McCain releases medical records
From Medical Correspondent Eileen O'Connor
December 5, 1999
Web posted at: 12:56 a.m. EST (0556 GMT)
WASHINGTON (CNN) -- Besides successful treatment for skin
cancer and some arthritis, the medical records of
presidential candidate Sen. John McCain support his personal
physician's statement that he is in excellent health.
Along with Dr. Eliot Sorel, an independent psychiatric
expert, CNN reviewed more than 40 years of McCain's physical
and psychological evaluations. Sorel is a professor of
psychiatry at George Washington University Hospital.
While he says he is not able to give a full evaluation based
on the documents alone, Sorel finds the former Vietnam
prisoner of war fit to serve.
Seeking to counter 'whispering campaign'
The records were released to dispel what McCain's supporters
have called a "whispering campaign" by opponents on Capitol
Hill suggesting that McCain's rumored temper reflected
emotional instability brought on by his years as a POW.
McCain has called it something else. "I do feel passionately
about issues. I do feel passionately about right and wrong,"
he said.
Records: McCain learned to control temper as POW
Doctors noted that while imprisoned, McCain "learned to
control his temper better, to not become angry over
insignificant things; not to go to the mat over some minor
provocation," the records said.
"It seems that the senator had been able to rely on his
excellent defensive mechanism as well as use of fantasy and
creating a psychological order in his mind to withstand the
torture and the stress of captivity," Sorel said.
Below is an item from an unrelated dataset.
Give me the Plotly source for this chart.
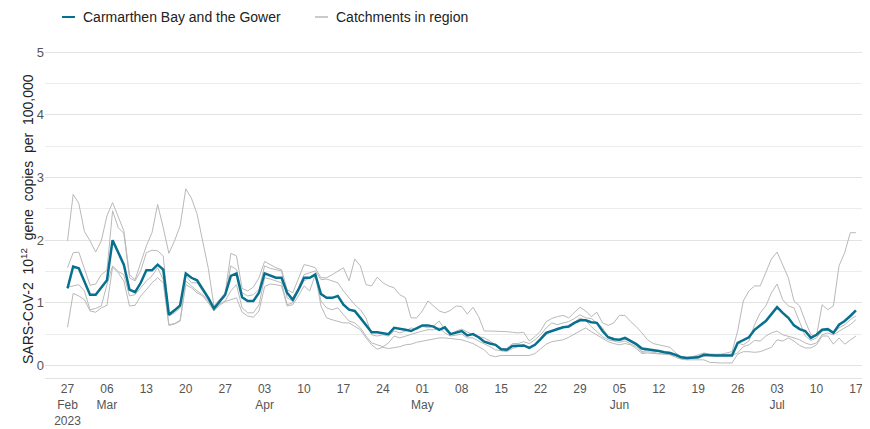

According to the records, McCain has said that immediately
after his release from military prison in Hanoi there were
"times when very realistic or frightening memories" came back
to him. But McCain "can successfully put these memories out
of his mind," the medical records said.
There is "nothing in the records to tell or to say that if he
does have a temper that that has interfered with his good
judgment or in making decisions," Sorel said.